Ordinanza di Cassazione Penale Sez. 7 Num. 2336 Anno 2025
Penale Ord. Sez. 7 Num. 2336 Anno 2025
Presidente: COGNOME NOME
Relatore: COGNOME NOME
Data Udienza: 05/12/2024
ORDINANZA
sul ricorso proposto da:
NOME (CODICE_FISCALE) nato il DATA_NASCITA
avverso l’ordinanza del 03/07/2024 del TRIBUNALE di GENOVA
dato avviso alle parti;
udita la relazione svolta dal Consigliere NOME COGNOME;
RITENUTO IN FATTO E CONSIDERATO IN DIRITTO
Visti gli atti.
Esaminati il ricorso ed il provvedimento impugnato.
Rilevato che il ricorso di NOME è manifestamente infondato; Considerato, infatti, che il giudice dell’esecuzione, in puntuale applicazione dei principi in materia di continuazione come declinati dalla giurisprudenza di legittimità, ha rigettato l’istanza, avanzata dal predetto, per l’applicazione dell disciplina del reato continuato tra i delitti per i quali egli è stato riconosci colpevole con le due sentenze indicate nella medesima richiesta;
Rilevato che il decidente ha ritenuto che la sola comunanza dei beni giuridici preservati dalle norme incriminatrici violate non fosse sufficiente per affermare l’unicità del medesimo disegno criminoso, tenuto conto della distanza temporale (di circa quattro mesi) intercorsa tra i reati e delle diverse modalità di commissione dei medesimi visto che il secondo furto – a differenza del primo – era aggravato dalla violenza sulle cose;
Ritenuto, infatti, che il riconoscimento della continuazione necessita, anche in sede di esecuzione, non diversamente che nel processo di cognizione, di una approfondita verifica della sussistenza di concreti indicatori, quali l’omogeneità delle violazioni e del bene protetto, la contiguità spazio-temporale, le singole causali, le modalità della condotta, la sistematicità e le abitudini programmate di vita, e del fatto che, al momento della commissione del primo reato, i successivi fossero stati programmati almeno nelle loro linee essenziali, non essendo sufficiente, a tal fine, valorizzare la presenza di taluno degli indici suindicati se successivi reati risultino comunque frutto di determinazione estemporanea (Sez.

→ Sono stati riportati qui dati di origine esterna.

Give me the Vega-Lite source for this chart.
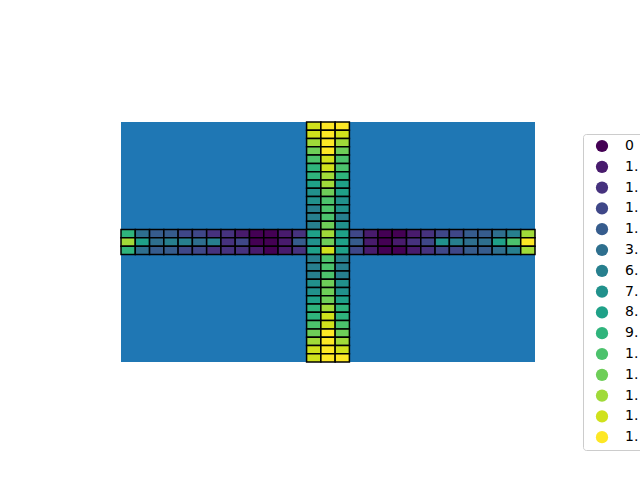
{
  "$schema": "https://vega.github.io/schema/vega-lite/v6.json",
  "autosize": {"type": "none"},
  "width": 414,
  "height": 240,
  "padding": {"left": 121, "top": 122, "right": 105, "bottom": 118},
  "background": "white",
  "view": {"fill": "#1f77b4", "stroke": null},
  "data": {"values": [
    {"r":0,"c":13,"v":13},{"r":0,"c":14,"v":14},{"r":0,"c":15,"v":14},
    {"r":1,"c":13,"v":13},{"r":1,"c":14,"v":14},{"r":1,"c":15,"v":13},
    {"r":2,"c":13,"v":12},{"r":2,"c":14,"v":14},{"r":2,"c":15,"v":12},
    {"r":3,"c":13,"v":11},{"r":3,"c":14,"v":14},{"r":3,"c":15,"v":11},
    {"r":4,"c":13,"v":10},{"r":4,"c":14,"v":13},{"r":4,"c":15,"v":10},
    {"r":5,"c":13,"v":9},{"r":5,"c":14,"v":13},{"r":5,"c":15,"v":10},
    {"r":6,"c":13,"v":9},{"r":6,"c":14,"v":12},{"r":6,"c":15,"v":9},
    {"r":7,"c":13,"v":8},{"r":7,"c":14,"v":12},{"r":7,"c":15,"v":8},
    {"r":8,"c":13,"v":7},{"r":8,"c":14,"v":11},{"r":8,"c":15,"v":8},
    {"r":9,"c":13,"v":7},{"r":9,"c":14,"v":10},{"r":9,"c":15,"v":7},
    {"r":10,"c":13,"v":6},{"r":10,"c":14,"v":10},{"r":10,"c":15,"v":7},
    {"r":11,"c":13,"v":6},{"r":11,"c":14,"v":10},{"r":11,"c":15,"v":6},
    {"r":12,"c":13,"v":6},{"r":12,"c":14,"v":11},{"r":12,"c":15,"v":7},
    {"r":13,"c":0,"v":9},{"r":13,"c":1,"v":5},{"r":13,"c":2,"v":4},{"r":13,"c":3,"v":4},{"r":13,"c":4,"v":3},{"r":13,"c":5,"v":3},{"r":13,"c":6,"v":2},{"r":13,"c":7,"v":2},{"r":13,"c":8,"v":1},{"r":13,"c":9,"v":0},{"r":13,"c":10,"v":0},{"r":13,"c":11,"v":1},{"r":13,"c":12,"v":2},
    {"r":13,"c":13,"v":8},{"r":13,"c":14,"v":12},{"r":13,"c":15,"v":8},
    {"r":13,"c":16,"v":3},{"r":13,"c":17,"v":1},{"r":13,"c":18,"v":0},{"r":13,"c":19,"v":0},{"r":13,"c":20,"v":1},{"r":13,"c":21,"v":2},{"r":13,"c":22,"v":3},{"r":13,"c":23,"v":3},{"r":13,"c":24,"v":4},{"r":13,"c":25,"v":4},{"r":13,"c":26,"v":5},{"r":13,"c":27,"v":6},{"r":13,"c":28,"v":12},
    {"r":14,"c":0,"v":12},{"r":14,"c":1,"v":8},{"r":14,"c":2,"v":5},{"r":14,"c":3,"v":6},{"r":14,"c":4,"v":6},{"r":14,"c":5,"v":5},{"r":14,"c":6,"v":6},{"r":14,"c":7,"v":2},{"r":14,"c":8,"v":3},{"r":14,"c":9,"v":0},{"r":14,"c":10,"v":0},{"r":14,"c":11,"v":1},{"r":14,"c":12,"v":4},
    {"r":14,"c":13,"v":7},{"r":14,"c":14,"v":11},{"r":14,"c":15,"v":8},
    {"r":14,"c":16,"v":4},{"r":14,"c":17,"v":1},{"r":14,"c":18,"v":0},{"r":14,"c":19,"v":1},{"r":14,"c":20,"v":2},{"r":14,"c":21,"v":3},{"r":14,"c":22,"v":7},{"r":14,"c":23,"v":6},{"r":14,"c":24,"v":5},{"r":14,"c":25,"v":5},{"r":14,"c":26,"v":8},{"r":14,"c":27,"v":10},{"r":14,"c":28,"v":14},
    {"r":15,"c":0,"v":9},{"r":15,"c":1,"v":5},{"r":15,"c":2,"v":4},{"r":15,"c":3,"v":4},{"r":15,"c":4,"v":3},{"r":15,"c":5,"v":3},{"r":15,"c":6,"v":2},{"r":15,"c":7,"v":2},{"r":15,"c":8,"v":2},{"r":15,"c":9,"v":1},{"r":15,"c":10,"v":0},{"r":15,"c":11,"v":1},{"r":15,"c":12,"v":2},
    {"r":15,"c":13,"v":8},{"r":15,"c":14,"v":13},{"r":15,"c":15,"v":8},
    {"r":15,"c":16,"v":3},{"r":15,"c":17,"v":1},{"r":15,"c":18,"v":0},{"r":15,"c":19,"v":0},{"r":15,"c":20,"v":1},{"r":15,"c":21,"v":2},{"r":15,"c":22,"v":3},{"r":15,"c":23,"v":3},{"r":15,"c":24,"v":4},{"r":15,"c":25,"v":4},{"r":15,"c":26,"v":5},{"r":15,"c":27,"v":6},{"r":15,"c":28,"v":12},
    {"r":16,"c":13,"v":6},{"r":16,"c":14,"v":10},{"r":16,"c":15,"v":6},
    {"r":17,"c":13,"v":6},{"r":17,"c":14,"v":10},{"r":17,"c":15,"v":6},
    {"r":18,"c":13,"v":6},{"r":18,"c":14,"v":10},{"r":18,"c":15,"v":6},
    {"r":19,"c":13,"v":7},{"r":19,"c":14,"v":11},{"r":19,"c":15,"v":7},
    {"r":20,"c":13,"v":7},{"r":20,"c":14,"v":11},{"r":20,"c":15,"v":7},
    {"r":21,"c":13,"v":8},{"r":21,"c":14,"v":11},{"r":21,"c":15,"v":8},
    {"r":22,"c":13,"v":9},{"r":22,"c":14,"v":12},{"r":22,"c":15,"v":9},
    {"r":23,"c":13,"v":9},{"r":23,"c":14,"v":13},{"r":23,"c":15,"v":9},
    {"r":24,"c":13,"v":10},{"r":24,"c":14,"v":13},{"r":24,"c":15,"v":10},
    {"r":25,"c":13,"v":11},{"r":25,"c":14,"v":14},{"r":25,"c":15,"v":11},
    {"r":26,"c":13,"v":12},{"r":26,"c":14,"v":14},{"r":26,"c":15,"v":12},
    {"r":27,"c":13,"v":13},{"r":27,"c":14,"v":14},{"r":27,"c":15,"v":13},
    {"r":28,"c":13,"v":13},{"r":28,"c":14,"v":14},{"r":28,"c":15,"v":14}
  ]},
  "transform": [
    {"calculate": "datum.c + 1", "as": "c2"},
    {"calculate": "datum.r + 1", "as": "r2"}
  ],
  "mark": {"type": "rect", "stroke": "black", "strokeWidth": 1.5, "opacity": 1},
  "encoding": {
    "x": {"field": "c", "type": "quantitative", "scale": {"domain": [0, 29], "nice": false, "zero": false}, "axis": null},
    "x2": {"field": "c2"},
    "y": {"field": "r", "type": "quantitative", "scale": {"domain": [29, 0], "nice": false, "zero": false}, "axis": null},
    "y2": {"field": "r2"},
    "color": {
      "field": "v",
      "type": "ordinal",
      "scale": {
        "domain": [0,1,2,3,4,5,6,7,8,9,10,11,12,13,14],
        "range": ["#440154","#481b6d","#46327e","#3f4788","#365c8d","#2e6f8e","#277f8e","#21918c","#1fa188","#2fb47c","#4cc26c","#6ece58","#a0da39","#d0e11c","#fde725"]
      },
      "legend": {
        "title": null,
        "orient": "none",
        "legendX": 462,
        "legendY": 12,
        "symbolType": "circle",
        "symbolSize": 150,
        "symbolStrokeWidth": 0,
        "symbolOpacity": 1,
        "symbolOffset": 7,
        "labelOffset": 16,
        "labelFont": "DejaVu Sans",
        "labelFontSize": 14,
        "labelColor": "black",
        "rowPadding": 6.8,
        "padding": 5,
        "strokeColor": "#cccccc",
        "cornerRadius": 3,
        "fillColor": "white",
        "labelExpr": "['0','1.','1.','1.','1.','3.','6.','7.','8.','9.','1.','1.','1.','1.','1.'][datum.value]"
      }
    }
  }
}
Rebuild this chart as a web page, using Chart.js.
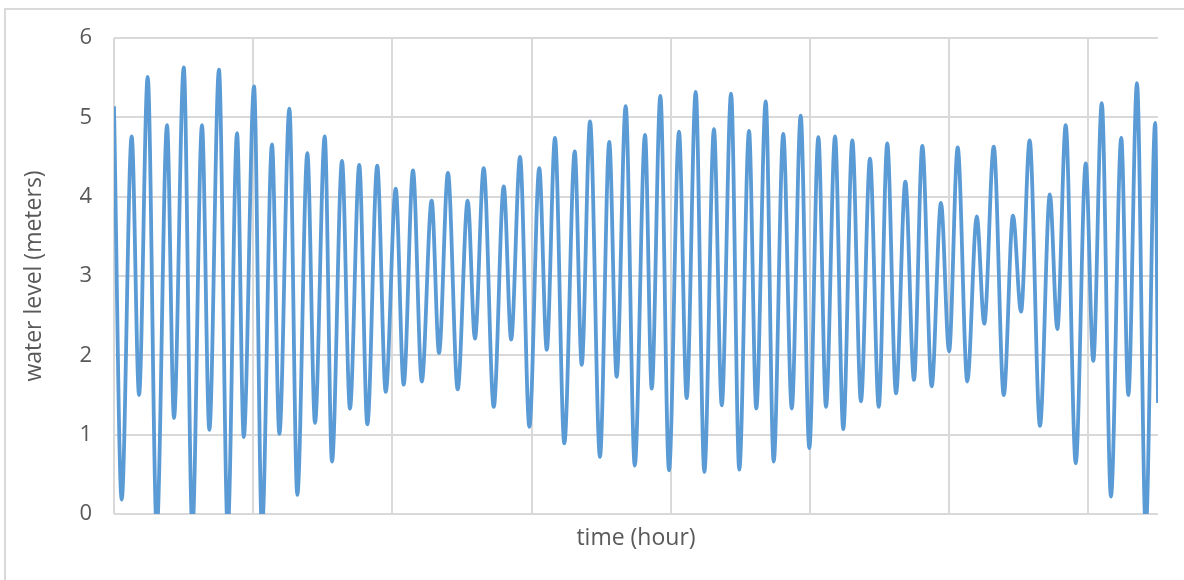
<!DOCTYPE html>
<html>
<head>
<meta charset="utf-8">
<script src="https://cdn.jsdelivr.net/npm/chart.js@4.4.1/dist/chart.umd.min.js"></script>
<style>
  html, body { margin: 0; padding: 0; background: #fff; overflow: hidden; }
  #wrap { position: relative; width: 1184px; height: 580px; overflow: hidden; }
  #frame { position: absolute; left: 4px; top: 8px; width: 1300px; height: 700px; border: 2px solid #d9d9d9; box-sizing: border-box; }
  #myChart { position: absolute; left: 0; top: 0; }
</style>
</head>
<body>
<div id="wrap">
  <div id="frame"></div>
  <canvas id="myChart" width="1184" height="580"></canvas>
</div>
<script>
// turning points of the tide curve
const hours = [0, 5.5, 12.7, 18.0, 24.2, 30.7, 38.1, 43.1, 50.1, 56.3,
  63.2, 68.5, 75.4, 81.7, 88.4, 93.2, 100.6, 106.3, 113.5, 118.8,
  126.0, 131.7, 138.9, 144.4, 151.4, 156.6, 163.8, 169.5, 176.2, 182.0,
  189.1, 195.2, 202.4, 208.1, 214.8, 221.1, 228.2, 233.5, 239.9, 246.9,
  254.1, 259.3, 265.6, 272.8, 280.0, 285.3, 291.7, 298.4, 305.5, 310.9,
  316.8, 323.5, 331.0, 336.0, 342.0, 349.1, 355.8, 361.1, 367.6, 374.1,
  381.5, 386.3, 392.5, 398.7, 405.9, 411.4, 417.9, 424.1, 431.0, 436.6,
  443.3, 449.2, 456.2, 461.4, 468.2, 473.9, 480.8, 486.9, 493.3, 499.5,
  506.0, 511.5, 518.0, 523.9, 530.4, 536.6, 543.1, 549.4, 555.5, 561.8,
  568.5, 574.7, 580.7, 587.4, 594.1, 599.9, 606.1, 613.0, 619.8, 625.2,
  632.0, 639.2, 645.8, 651.6, 657.8, 665.2, 672.3, 677.7, 683.7, 690.9,
  698.1, 703.5, 709.6, 716.2, 723.6, 728.7, 734.9, 741.2, 748.0, 750];
const levels = [5.14, 0.18, 4.76, 1.50, 5.51, -0.2, 4.90, 1.21, 5.63, -0.2,
  4.90, 1.06, 5.60, -0.2, 4.80, 0.97, 5.39, -0.2, 4.66, 1.01,
  5.11, 0.24, 4.55, 1.15, 4.76, 0.66, 4.45, 1.33, 4.40, 1.13,
  4.39, 1.54, 4.10, 1.63, 4.33, 1.67, 3.95, 2.03, 4.30, 1.57,
  3.95, 2.21, 4.36, 1.35, 4.13, 2.20, 4.50, 1.10, 4.36, 2.07,
  4.74, 0.89, 4.57, 1.88, 4.95, 0.72, 4.69, 1.73, 5.14, 0.61,
  4.78, 1.58, 5.27, 0.55, 4.82, 1.46, 5.32, 0.53, 4.85, 1.37,
  5.30, 0.56, 4.83, 1.33, 5.20, 0.66, 4.79, 1.33, 5.02, 0.83,
  4.75, 1.35, 4.76, 1.07, 4.71, 1.42, 4.48, 1.35, 4.67, 1.52,
  4.19, 1.69, 4.64, 1.61, 3.92, 2.05, 4.62, 1.67, 3.75, 2.40,
  4.63, 1.50, 3.76, 2.55, 4.71, 1.11, 4.03, 2.33, 4.90, 0.64,
  4.42, 1.93, 5.18, 0.22, 4.74, 1.50, 5.43, -0.2, 4.93, 1.40];
const yTicks = [0, 1, 2, 3, 4, 5, 6];

const lineColor = '#5b9bd5';
const gridColor = '#d9d9d9';
const textColor = '#595959';
const fontFamily = "'Open Sans', sans-serif";

const ctx = document.getElementById('myChart').getContext('2d');
new Chart(ctx, {
    type: 'line',
    data: {
        datasets: [{
            data: hours.map((h, i) => ({x: h, y: levels[i]})),
            borderColor: lineColor,
            borderWidth: 3.8,
            pointRadius: 0,
            fill: false,
            cubicInterpolationMode: 'monotone'
        }]
    },
    options: {
        responsive: false,
        devicePixelRatio: 1,
        animation: false,
        layout: {padding: {left: 0, top: 38, right: 26, bottom: 0}},
        plugins: {
            legend: {display: false},
            tooltip: {enabled: false}
        },
        scales: {
            x: {
                type: 'linear',
                min: 0,
                max: 750,
                ticks: {display: false, stepSize: 100, includeBounds: false},
                grid: {color: gridColor, lineWidth: 2, drawTicks: false},
                border: {display: false},
                title: {
                    display: true,
                    text: 'time (hour)',
                    color: textColor,
                    font: {family: fontFamily, size: 23},
                    padding: {top: 0, bottom: 28}
                },
                afterFit: s => { s.height = 66; }
            },
            y: {
                min: 0,
                max: 6,
                afterBuildTicks: s => { s.ticks = yTicks.map(v => ({value: v})); },
                ticks: {color: textColor, font: {family: fontFamily, size: 22}, padding: 22},
                grid: {color: gridColor, lineWidth: 2, drawTicks: false},
                border: {display: false},
                title: {
                    display: true,
                    text: 'water level (meters)',
                    color: textColor,
                    font: {family: fontFamily, size: 23},
                    padding: {top: 21, bottom: 0}
                },
                afterFit: s => { s.width = 114; }
            }
        }
    }
});
</script>
</body>
</html>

U, n. 28659 del 18/05/2017, COGNOME, Rv. 270074);
Rilevato, in conclusione, che le censure del ricorrente sono manifestamente infondate perché tese a sollecitare una lettura alternativa degli elementi processuali, rispetto a quella coerentemente effettuata dal giudice a quo;
Ritenuto, pertanto, che deve essere dichiarata l’inammissibilità del ricorso, con conseguente condanna del ricorrente al pagamento delle spese processuali e, in mancanza di elementi atti a escludere la colpa nella determinazione della causa di inammissibilità, al versamento della somma di tremila euro in favore della Cassa delle ammende;
P.Q.M.
Dichiara inammissibile il ricorso e condanna il ricorrente al pagamento delle spese processuali e della somma di euro tremila in favore della Cassa delle ammende. Così deciso in Roma, il 5 dicembre 2024.